Open aximuseng opened this issue 3 years ago • 7 comments

Can you return all the models that are active in the Tenant?

I am looking to have active_admin 'wipe' a tenant and override all callbacks (had_many and ancestry restrictions) etc.

aximuseng avatar May 20 '21 03:05 aximuseng

That's not really in the scope of this gem. You'd just need to delete all the records yourself. As long as the current_tenant is set, you can delete_all on the models probably.

excid3 avatar May 20 '21 14:05 excid3

To clarify I mean like the functionality Searchkick has:

Searchkick.models.each do |model| puts "Reindexing #{model.name} on #{tenant.tenant_name}" model.reindex end

It knows which models there are indexes on.

aximuseng avatar May 20 '21 15:05 aximuseng

ActsAsTenant doesn't keep track of what models you have scoped anywhere.

excid3 avatar May 20 '21 15:05 excid3

Ok - was just hoping there was a quick method like Searchkick has. I even looked in the source code for SK trying to figure out how that method works and apply that in AAT - no luck so far.

I am guessing there is nothing past Model.account.present? to test each model and confirm it has a tenant. Looking to ensure I don't orphan a ton of records each time I destroy a tenant.

aximuseng avatar May 20 '21 16:05 aximuseng

@aximuseng did you figure out any convenient solution for this? I ended up just adding a has_many reference for every tenant models with dependent: :destroy, but it's somewhat error prone.

drj17 avatar Jul 22 '21 16:07 drj17

I never got past this post and my efforts stalled. That is probably a good starting point. As you mentioned the potential for errors / disaster is there. In my case I have some pretty complex relationships and while testing various solutions I ran into issues where unless I have the tenant models destroyed in a very specific order it throws foreign key errors etc.
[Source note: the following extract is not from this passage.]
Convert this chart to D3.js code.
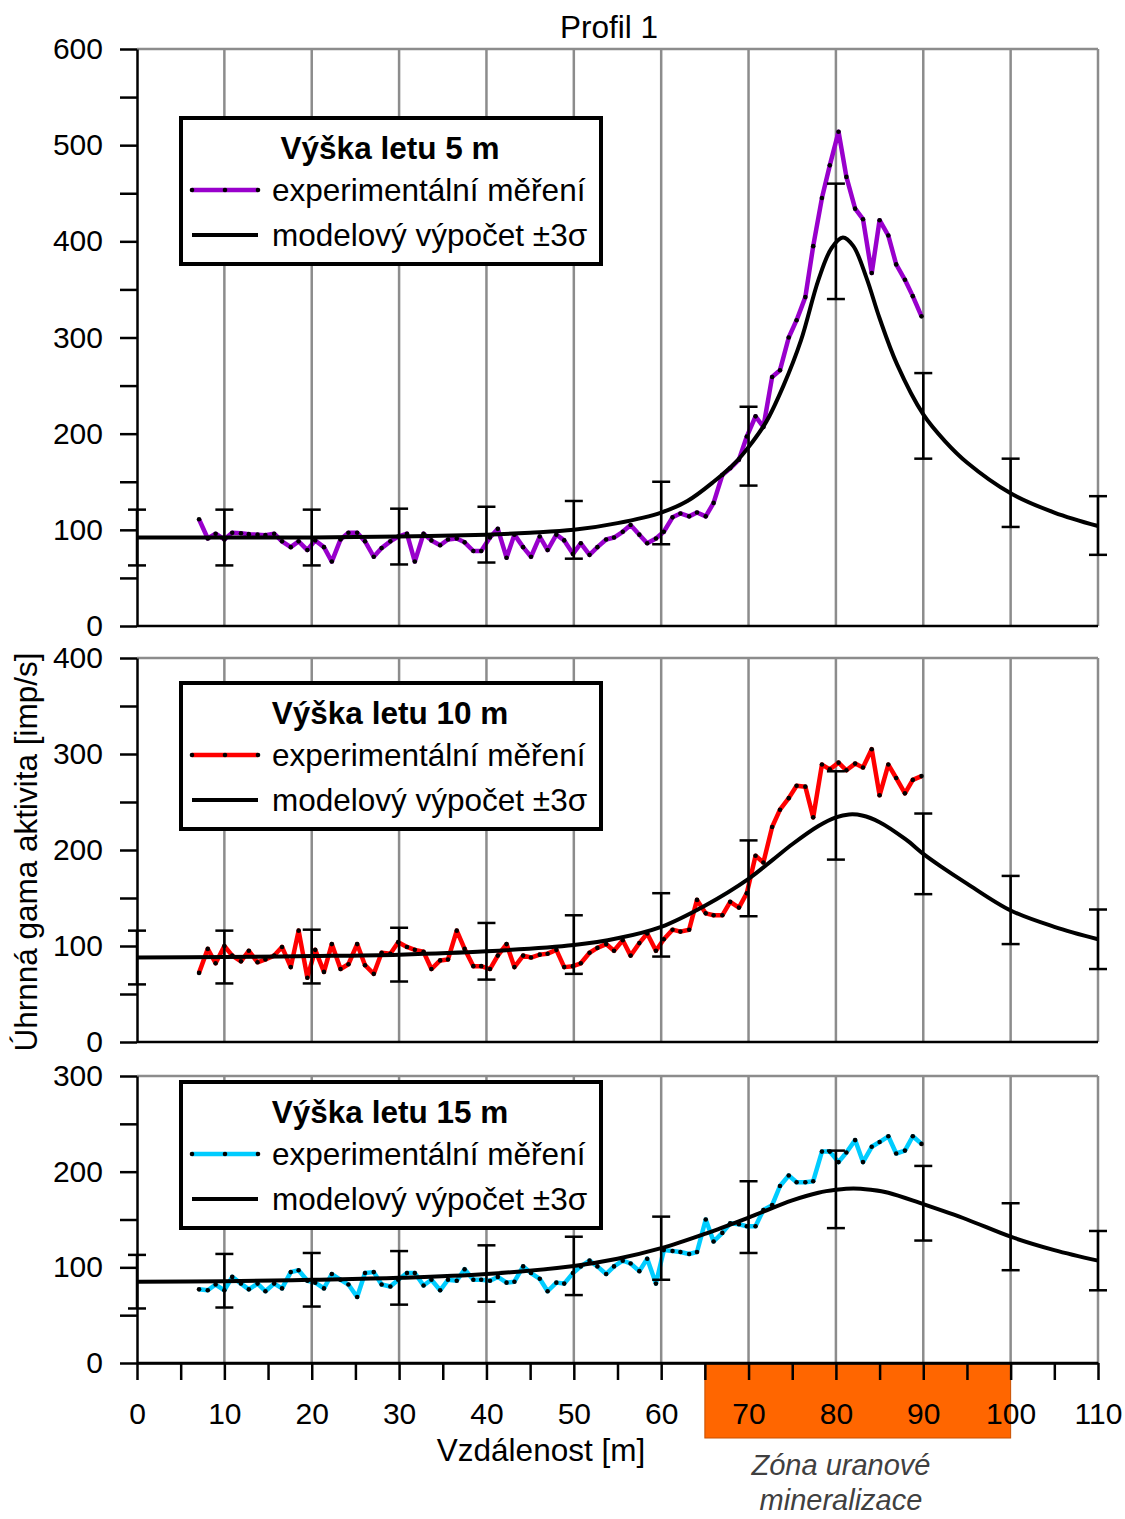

It feels like that scene from Apollo 13 where ground back-up team is trying to engineer the perfect sequence in the simulator and power-up the spacecraft without overloading the battery 🤣🚀

aximuseng avatar Jul 22 '21 16:07 aximuseng

I do think Chris is right, it's not the job of this gem to do that. Apartment has a .drop method but that's a little different due to its schema based approach.

I am glad this was brought up though, as it’s been somewhat challenging to find the right way to do this while maintaining data integrity, and ensuring no other tenant data is deleted.

Dependent: destroy Not advised because it instantiates all the children. We have 93 models attached to a tenant. I killed the box deleting a site.

Dependent: destroy_async This was introduced in rails 6, and from what I can tell wipes the foreign key and leaves them orphaned which can cause app errors while the end user waits for the records to be deleted.

Bypassing rails with on_delete :cascade (postgresql) This means leaving the rails ecosystem and adding an on_delete :cascade fk reference to each of the 93 tables. This just makes me queasy because I prefer to keep things in Rails. There’s the potential for error here because it wont delete any grandchildren from the children.

dependent: :delete_all The chaining here is an issue. Consider a Site has many orders, then orders has_many items. You'd get a fk reference error, which to fix means running dependent: :delete_all on the order to the items. This would then involve update every single model that has children to this method, which isn't great if you have callbacks or cleanup methods from after destroy callbacks on the model.

At the end of the day, there's no great way to do this, so it comes down to, which way sucks less?

What I'm starting to lean towards is something like destroy_async, but since we're on Rails 5 we'll have to write our own logic.